Vancouver-based Black Mountain returns in full force on their latest album IV.
Released on April 1 to rave reviews, IV marks the end of a six-year hiatus between albums after the departure of co-founder Matt Camirand.
Black Mountain guitarist-vocalist Stephen McBean is, along with the rest of the band, in the midst of summer touring, taking in the reception of their latest work.
“It’s always weird for another new record. You know, you send it out to the world to critique and, especially if you’ve been around for awhile, people maybe have certain attachments to previous records, but it has been good. People have been really responsive to the new songs,” McBean said.
Black Mountain members — including singer Amber Webber, drummer Joshua Wells, keyboardist Jeremy Schmidt and their new bassist Colin Cowan — have been engaged in different side projects during the break as has McBean.
The time away also let them polish the slightly heavier psychedelic songs on IV. But, McBean said, time is a relative experience.
“Certain things feel like yesterday and sometimes they feel like ages ago. Time passes in strange ways. There’s certain things we’ve done where it seems like so long ago, but sometimes it’s weird to be at a point in the band’s career where we’re deemed more ‘veterans,’ or stupid terms like ‘legends’ or whatever,” McBean laughed.
The time away also had a hand in reinvigorating some creativity.

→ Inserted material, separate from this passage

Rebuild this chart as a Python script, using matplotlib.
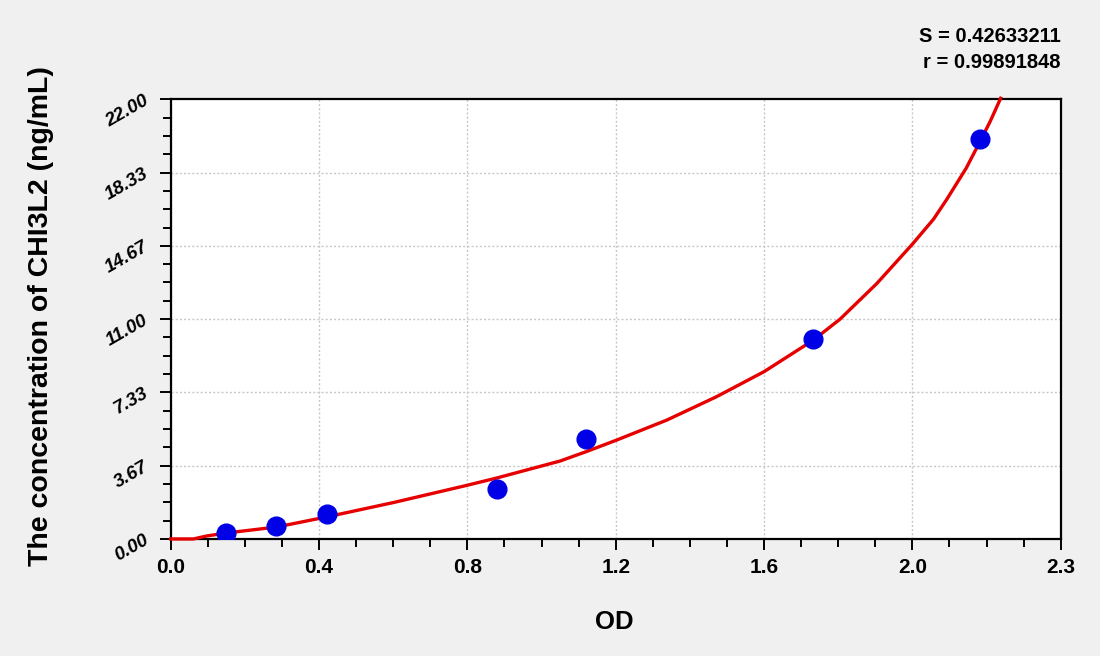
import numpy as np
import matplotlib
matplotlib.use("Agg")
import matplotlib.pyplot as plt
from matplotlib.ticker import MultipleLocator

plt.rcParams['font.family'] = ['Liberation Sans', 'DejaVu Sans']

# standard points
od = [0.149, 0.284, 0.421, 0.879, 1.119, 1.733, 2.181]
conc = [0.312, 0.625, 1.25, 2.5, 5.0, 10.0, 20.0]

# fitted curve
curve_od = [0.0, 0.061, 0.097, 0.151, 0.286, 0.42, 0.6, 0.798, 0.879, 1.05, 1.122,
            1.2, 1.338, 1.472, 1.6, 1.733, 1.805, 1.904, 2.0, 2.057, 2.093, 2.145,
            2.18, 2.21, 2.238]
curve_conc = [0.0, 0.0, 0.15, 0.3, 0.6, 1.1, 1.82, 2.68, 3.05, 3.9, 4.38,
              4.93, 5.95, 7.12, 8.37, 9.95, 11.0, 12.78, 14.75, 16.0, 17.0, 18.55,
              19.8, 20.9, 22.05]

x_ticks = [0.0, 0.4, 0.8, 1.2, 1.6, 2.0, 2.4]
x_labels = ["0.0", "0.4", "0.8", "1.2", "1.6", "2.0", "2.3"]
y_ticks = [0.0, 22 / 6, 44 / 6, 11.0, 88 / 6, 110 / 6, 22.0]
y_labels = ["0.00", "3.67", "7.33", "11.00", "14.67", "18.33", "22.00"]

fig = plt.figure(figsize=(11, 6.56), dpi=100, facecolor='#f0f0f0')
ax = fig.add_axes([0.1552, 0.1784, 0.8091, 0.6703])
ax.set_facecolor('white')

ax.plot(curve_od, curve_conc, color='#e60000', lw=2.4, zorder=3, clip_on=False,
        solid_joinstyle='round')
ax.plot(od, conc, 'o', color='#0000e6', ms=13.5, mec='#0000e6', zorder=4)

ax.set_xlim(0, 2.4)
ax.set_ylim(0, 22)
ax.set_xticks(x_ticks)
ax.set_xticklabels(x_labels, fontsize=15, fontweight='bold')
ax.set_yticks(y_ticks)
ax.set_yticklabels(y_labels, fontsize=13.5, fontweight='bold', style='italic',
                   rotation=30, ha='right', va='center', rotation_mode='anchor')
ax.xaxis.set_minor_locator(MultipleLocator(0.1))
ax.yaxis.set_minor_locator(MultipleLocator(22 / 24))

ax.tick_params(which='major', length=8, width=1.4, direction='out')
ax.tick_params(which='minor', length=5.5, width=1.4, direction='out')
ax.tick_params(axis='x', which='major', pad=6)
ax.tick_params(axis='y', which='major', pad=9)

ax.grid(True, which='major', color='#c8c8c8', linestyle=(0, (1.5, 1.5)), lw=1.0)
for s in ax.spines.values():
    s.set_linewidth(1.6)
    s.set_color('black')

# no grid line on the right and top edges
ax.xaxis.get_gridlines()[-1].set_visible(False)
ax.yaxis.get_gridlines()[-1].set_visible(False)

fig.text(41 / 1100, 1 - 316 / 656, "The concentration of CHI3L2 (ng/mL)",
         rotation=90, ha='center', va='center', fontsize=20.5, fontweight='bold')
fig.text(614 / 1100, 1 - 622 / 656, "OD", ha='center', va='center',
         fontsize=18.5, fontweight='bold')
fig.text(0.964, 1 - 36 / 656, "S = 0.42633211", ha='right', va='center',
         fontsize=14.5, fontweight='bold')
fig.text(0.964, 1 - 62 / 656, "r = 0.99891848", ha='right', va='center',
         fontsize=14.5, fontweight='bold')

fig.savefig("out.png", dpi=100, facecolor=fig.get_facecolor())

“With each record, with chemistries of bands and stuff you have to find new ways of keeping it exciting for everyone in the band. Sometimes it’s just time passes and it’s five years. We felt good this time, there was no rush and we could wait. Plus you’ve got to wait for the songs to happen. Those things sometimes take awhile to germinate,” McBean said.
There was no shortage of material during the production of the album, cutting down the initial 20 songs into a cohesive 10.
“Luckily we all gravitated to the same choice of songs. There were some that we recorded and it was kind of obvious that they weren’t quite ready and there were other ones that lent themselves as better buddies to the other songs,” McBean said. “When you start making albums things start subliminally taking shape in weird ways which is cool and fun and part of the process. There are definitely some songs left out that will, I’m sure, fit into whatever becomes the next record.”
It wouldn’t be the first time they have left a song in their back pocket. The dominant guitar riff on IV’s single Mothers of the Sun was originally intended for their 2008 album In the Future.
“We had the riffs and we had the lyrics. We didn’t want to lose the riff, you know? So we kind of waited to plan the right arrangement. Basically, the song had to live up to the riff. Sometimes you have a killer riff and you need the song too,” McBean said.
Black Mountain is a mesh of musical influence, and with members exploring different sounds and ranges in their respective side projects, it all comes together to form the diverse but cohesive sound.
“There’s lots of stuff we all musically enjoy. Classic rock that we all love, classic folk, psych music. Certainly some members are more into ‘80s hardcore and some are more into ‘80s synth pop, but they all kind of in weird ways find their influence in there,” McBean said. “That’s another difference between the different band members and how everything works out. Some are fans of more raw things and other people are fans of more labour intensive studio trickery. In the end that plays into what makes Black Mountain Black Mountain.”
Retro future
The album artwork that accompanies IV comes off as Pink Floyd-esque and was a found-footage type of graphic design created by keyboardist Schmidt, who has done the graphic design for all their albums except their 2005 self-titled debut.
The prominently featured Concorde jet originated out of an off-hand conversation between Schmidt and McBean while writing and recording the album.
“He probably put that in a little memory slot in his mind,” McBean said.
Upon further examination, which McBean said is common for him after an album comes out, he starts to notice little thematic details.
“Later on when you’re forced to dissect your own music, or art, or whatever you make with the band. A lot of time we just do things to do them, and there’s not necessarily a lot of meaning, but you see it afterwards when you talk to writers or whatever, friends interpretations, you see it,” McBean said.
McBean said the Concorde was the perfect symbol for what he calls “the radical future past.”
“Things like planes that broke the sound barrier. The whole Jetsons trip about flying cars and all that,” McBean said. “There was that brief moment where the Concorde was this beast of travel, but after a couple crashes it was kind of like ‘meh.’ There’s a bit of tongue and cheek in the art there.”
He waxed nostalgic about tours past, using pay phones with stolen calling cards and finding their way with road atlases.
“I like some technology, it’s definitely handy but sometimes it takes the thrill out of life,” McBean said. “It’s definitely convenient to know where the next Starbucks is, but humans have always adapted.”
Visual experiences like those created by album art, or the forceful imagrey in the music video for Mothers of the Sun are a definite goal for the band.
“We’re all into what music creates visually in the mind, music that can let you escape, transcend the moment of whatever is going on,” McBean said.
Black Mountain come to the Ponderosa Music and Arts Festival in Rock Creek (Aug. 19 to 21) on Aug. 20.